Doctors Find Some Younger COVID-19 Patients Suffer Serious Strokes
STEVE INSKEEP, HOST:
A team of doctors says it has new and troubling observations about COVID-19 patients. The team from Mount Sinai Health System in New York is publishing a letter in The New England Journal of Medicine today. They say they found a small number of patients in their 30s and 40s suffering strokes. Dr. J Mocco is director of the hospital's Cerebrovascular Center, and he joins us from - it sounds like a lot of birds there outside New York City. Good morning.
J MOCCO: Good morning. How are you?
INSKEEP: I'm doing OK. You're certainly in a pleasant-sounding spot but disturbing news here. What is notable about people in their 30s and 40s suffering strokes while also suffering from COVID-19?
MOCCO: This was a bit of an alarm for all of us. We saw a seven times increase in the number of patients in their 30s and 40s who were presenting with severe strokes. And those patients did not have many of the typical risk factors we worry about for stroke. And this immediately alerted us that it's likely the disease has a component that's causing clots and potentially putting people at increased stroke but also other diseases caused by clots - renal failure, heart attacks and other things.
INSKEEP: I guess we should explain you're talking about blood clots. That is a factor in a stroke. And it's unusual, isn't it, to have people that young suffering strokes in any numbers at all.
MOCCO: That's exactly correct. And in fact, during the peak of the surge of coronavirus across New York City, we saw a doubling of all of the strokes overall that we saw of severe strokes like this. And what we noticed was that over half of the patients were positive for COVID-19. And those patients behaved very different - looked very different than the normal stroke population. They looked younger, they were more likely to be men, things that made us realize that - appears very strongly there's an association between coronavirus and having these strokes and forming these blood clots.
INSKEEP: Have you seen enough such patients to be sure this isn't just a random occurrence?
MOCCO: We have. So our initial urging communication to The New England Journal, which has just come out, was more of an alert. It was only five patients that were very young. But it was such a stark contrast that it drew our attention. We've now analyzed all of the strokes seen over that period, and there's clearly a strong association identified.
INSKEEP: So what you think is happening is that something about having COVID-19 causes people who wouldn't otherwise have this problem to have a kind of thickening of the blood or clotting of the blood. That is - that's the process here, the virus goes directly to the blood clot?
MOCCO: That is exactly what it looks like. In fact, after noticing this trend, we started talking to our colleagues in pulmonology, the lungs or in the kidneys. And they started telling us they're also seeing blood clots form a lot. And it's really developed our understanding of the disease. And in fact, there was a paper just published recently last week in Lancet that showed how the virus can directly infect the lining of the blood vessels, the cells that protect the blood from clotting. And if that's the case, it's likely that those cells that are getting infected are being disturbed, being injured and that's causing blood clots.
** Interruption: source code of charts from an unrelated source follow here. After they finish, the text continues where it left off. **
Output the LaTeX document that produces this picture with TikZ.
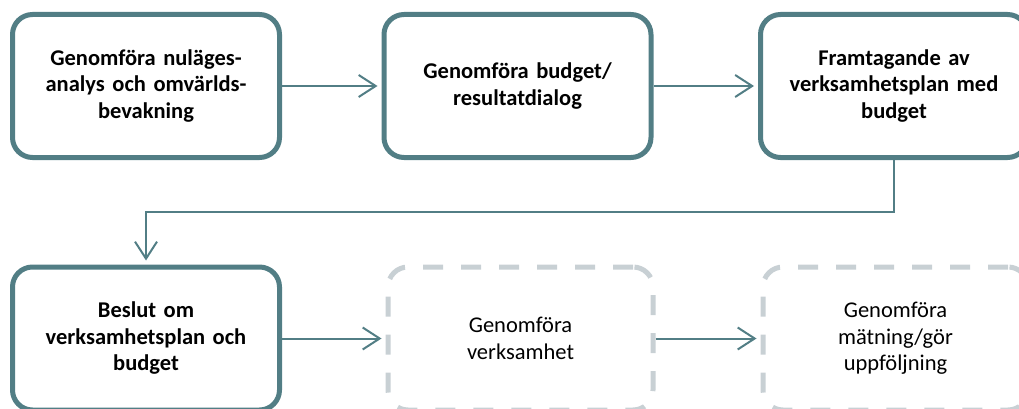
\documentclass[tikz,border=0pt]{standalone}
\usepackage{fontspec}
\setmainfont{Carlito}
\usetikzlibrary{arrows.meta}
\definecolor{tealline}{RGB}{82,126,133}
\definecolor{dashgray}{RGB}{200,208,212}

\begin{document}
\begin{tikzpicture}
      [   x=1pt,y=-1pt,
          box/.style={draw=#1,line width=5pt,rounded corners=20pt,minimum width=267pt,minimum height=143pt,
                      inner sep=0pt,text width=255pt,align=center,font=\fontsize{22.5}{26.5}\selectfont},
          box/.default=tealline,
          done/.style={box,font=\fontsize{22.5}{26.5}\selectfont\bfseries},
          todo/.style={box=dashgray,minimum width=265pt,dash pattern=on 20pt off 18pt},
          flow/.style={draw=tealline,line width=2pt,-{Straight Barb[length=17pt,width=22pt]},shorten >=4pt},
      ]
          \useasboundingbox (0,0) rectangle (1019,409);
          % top row
          \node[done] (analys) at (146,86) {Genomföra nuläges-\\analys och omvärlds-\\bevakning};
          \node[done] (dialog) at (517.5,86) {Genomföra budget/\\resultatdialog};
          \node[done] (framtag) at (894,86) {Framtagande av\\verksamhetsplan med\\budget};
          % bottom row
          \node[done] (beslut) at (146,338.5) {Beslut om\\verksamhetsplan och\\budget};
          \node[todo] (verks) at (520.5,338.5) {Genomföra\\verksamhet};
          \node[todo] (matning) at (895.5,338.5) {Genomföra\\mätning/gör\\uppföljning};
          \coordinate (knee) at (0,212);
          \draw[flow] (analys) -- (dialog);
          \draw[flow] (dialog) -- (framtag);
          \draw[flow] (framtag.south) -- (framtag.south |- knee) -| (beslut.north);
          \draw[flow] (beslut) -- (verks);
          \draw[flow] (verks) -- (matning);
    \end{tikzpicture}
\end{document}
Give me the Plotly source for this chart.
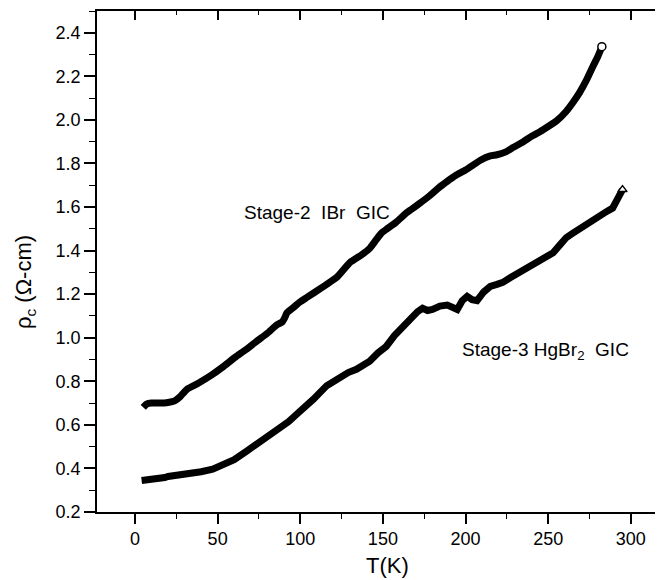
import plotly.graph_objects as go

# Stage-2 IBr GIC
T_ibr = [5, 7, 10, 15, 20, 24, 27, 31.5, 38, 46, 53, 60.5, 67, 73.6, 80, 86, 89, 90.5, 92, 96,
         100, 104, 113, 122, 130, 137, 142, 146, 149, 152.5, 158, 164.5, 171, 178, 184, 188.7,
         194, 200, 209, 215, 219, 224, 228.7, 235, 240, 245, 250, 255, 261, 265, 269, 273, 277,
         280, 282.5]
rho_ibr = [0.68, 0.695, 0.70, 0.70, 0.703, 0.71, 0.727, 0.764, 0.79, 0.827, 0.865, 0.91, 0.945,
           0.984, 1.02, 1.06, 1.072, 1.09, 1.115, 1.14, 1.165, 1.185, 1.23, 1.277, 1.345, 1.38,
           1.41, 1.45, 1.48, 1.50, 1.53, 1.575, 1.61, 1.65, 1.69, 1.717, 1.745, 1.77, 1.815,
           1.835, 1.84, 1.852, 1.873, 1.90, 1.925, 1.946, 1.97, 1.995, 2.04, 2.08, 2.125, 2.18,
           2.244, 2.29, 2.336]

# Stage-3 HgBr2 GIC
T_hg = [4, 8, 12, 16, 18, 20, 25, 30, 35, 40, 47, 53, 60, 67.6, 75, 82, 87.7, 93, 98, 103, 108,
        116, 120, 124, 129, 134, 138, 142, 147, 152, 157, 162, 165, 168, 171, 174, 177, 180,
        184.5, 189, 192, 195, 198, 201, 204, 207, 211, 215, 219, 222.6, 227, 233, 238, 243, 248,
        253, 257, 261, 265, 269, 273, 277, 281, 285.5, 289, 291, 293, 295]
rho_hg = [0.345, 0.348, 0.35, 0.35, 0.358, 0.363, 0.367, 0.372, 0.378, 0.385, 0.397, 0.415, 0.44,
          0.48, 0.52, 0.55, 0.58, 0.615, 0.65, 0.683, 0.718, 0.78, 0.80, 0.823, 0.84, 0.855,
          0.87, 0.892, 0.93, 0.96, 1.01, 1.05, 1.08, 1.10, 1.12, 1.135, 1.125, 1.13, 1.145, 1.15,
          1.14, 1.13, 1.17, 1.19, 1.175, 1.17, 1.21, 1.236, 1.245, 1.254, 1.275, 1.30, 1.32,
          1.346, 1.365, 1.39, 1.425, 1.46, 1.48, 1.50, 1.52, 1.545, 1.565, 1.58, 1.595, 1.62,
          1.648, 1.68]

x_range = [-23, 319.5]
y_range = [0.2, 2.5]
FONT = "Liberation Sans, Arial, sans-serif"

# page body has an 8px default margin; compensate so the plot box lands at
# x 97..663, y 11..512 of the window
W, H = 655, 572
ML, MR, MT, MB = 89, 0, 3, 68
PW, PH = W - ML - MR, H - MT - MB

fig = go.Figure()
fig.add_trace(go.Scatter(x=T_ibr, y=rho_ibr, mode="lines",
                         line=dict(color="black", width=7, shape="spline", smoothing=0.5),
                         showlegend=False))
fig.add_trace(go.Scatter(x=T_hg, y=rho_hg, mode="lines",
                         line=dict(color="black", width=7),
                         showlegend=False))
fig.add_trace(go.Scatter(x=[T_ibr[-1]], y=[rho_ibr[-1]], mode="markers",
                         marker=dict(symbol="circle", size=8, color="white",
                                     line=dict(color="black", width=1.5)),
                         showlegend=False))
fig.add_trace(go.Scatter(x=[T_hg[-1]], y=[rho_hg[-1]], mode="markers",
                         marker=dict(symbol="triangle-up", size=8, color="white",
                                     line=dict(color="black", width=1.5)),
                         showlegend=False))
# invisible trace so the mirror (top / right) axes get drawn
fig.add_trace(go.Scatter(x=[T_hg[0]], y=[rho_hg[0]], xaxis="x2", yaxis="y2", mode="markers",
                         marker=dict(opacity=0, size=1), showlegend=False, hoverinfo="skip"))

fig.update_layout(
    width=W, height=H,
    margin=dict(l=ML, r=MR, t=MT, b=MB, autoexpand=False),
    paper_bgcolor="white", plot_bgcolor="white",
    font=dict(family=FONT, size=18, color="black"),
    xaxis=dict(range=x_range, showgrid=False, zeroline=False,
               showline=True, linecolor="black", linewidth=1.5,
               ticks="outside", ticklen=10, tickwidth=1.5, tickcolor="black",
               dtick=50, tick0=0,
               minor=dict(ticks="outside", ticklen=5, tickwidth=1.2, dtick=25, tick0=0,
                          tickcolor="black", showgrid=False),
               tickfont=dict(size=18)),
    yaxis=dict(range=y_range, showgrid=False, zeroline=False,
               showline=True, linecolor="black", linewidth=1.5,
               ticks="outside", ticklen=11, tickwidth=1.5, tickcolor="black",
               dtick=0.2, tick0=0.2, tickformat=".1f",
               minor=dict(ticks="outside", ticklen=6, tickwidth=1.2, dtick=0.1, tick0=0.2,
                          tickcolor="black", showgrid=False),
               tickfont=dict(size=18)),
    xaxis2=dict(range=x_range, overlaying="x", side="top", showgrid=False, zeroline=False,
                showline=True, linecolor="black", linewidth=1.5,
                ticks="inside", ticklen=9, tickwidth=1.5, tickcolor="black",
                dtick=50, tick0=0, showticklabels=False,
                minor=dict(ticks="inside", ticklen=4, tickwidth=1.2, dtick=25, tick0=0,
                           tickcolor="black", showgrid=False)),
    yaxis2=dict(range=y_range, overlaying="y", side="right", showgrid=False, zeroline=False,
                showline=False, ticks="inside", ticklen=3, tickwidth=1.5, tickcolor="black",
                dtick=0.2, tick0=0.2, showticklabels=False),
)

fig.add_annotation(x=64.7, y=1.575, xref="x", yref="y", xanchor="left", yanchor="middle",
                   text="Stage-2\u00a0\u00a0IBr\u00a0\u00a0GIC", showarrow=False,
                   font=dict(size=19, family=FONT))
fig.add_annotation(x=196.6, y=0.94, xref="x", yref="y", xanchor="left", yanchor="middle",
                   text="Stage-3 HgBr<sub>2</sub>\u00a0\u00a0GIC", showarrow=False,
                   font=dict(size=19, family=FONT))

# axis titles placed by window pixel (minus the 8px body offset)
def px_to_paper(px, py):
    fx = (px - 8 - ML) / PW
    fy = (H - MB - (py - 8)) / PH
    return fx, fy

tx, ty = px_to_paper(387, 565)
fig.add_annotation(x=tx, y=ty, xref="paper", yref="paper", xanchor="center", yanchor="middle",
                   text="T(K)", showarrow=False, font=dict(size=22, family=FONT))
yx, yy = px_to_paper(25, 282)
fig.add_annotation(x=yx, y=yy, xref="paper", yref="paper", xanchor="center", yanchor="middle",
                   text="ρ<sub>c</sub> (Ω-cm)", textangle=-90, showarrow=False,
                   font=dict(size=22, family=FONT))

fig.write_html("out.html")
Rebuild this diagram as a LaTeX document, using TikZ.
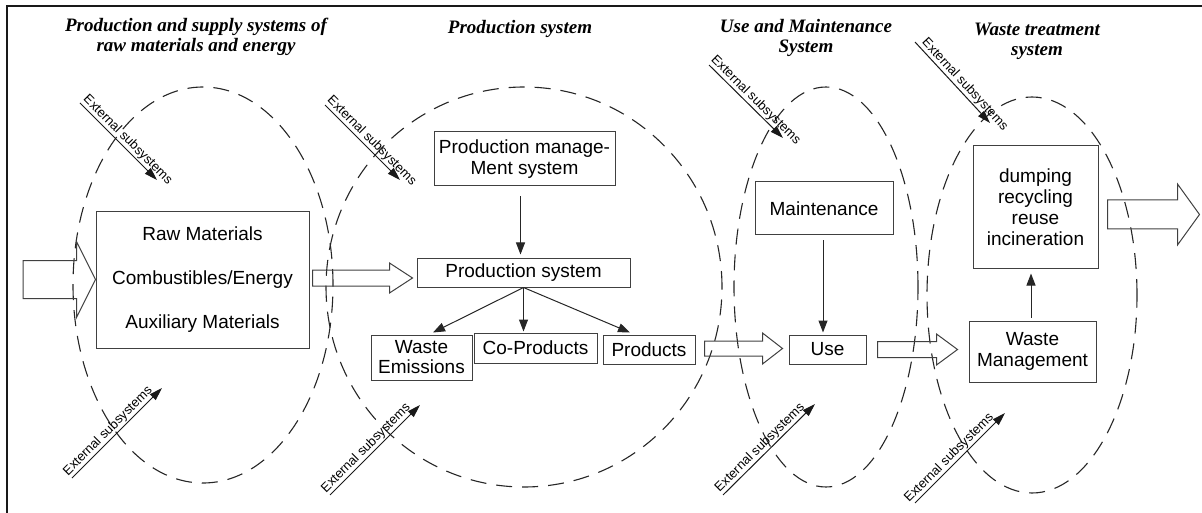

INSKEEP: In a few seconds, are you telling me that we should not think of COVID-19 necessarily as a respiratory ailment but as something that could attack any part of the body?
MOCCO: Yes, 100%.
INSKEEP: Well, Dr. Mocco, thanks for the update. I really appreciate it.
MOCCO: No problem. I hope it was helpful.
INSKEEP: It certainly was. Dr. J Mocco is director of the Cerebrovascular Center at Mount Sinai in New York City and among the doctors reporting a series of strokes among patients in their 30s and 40s who were positive for COVID-19.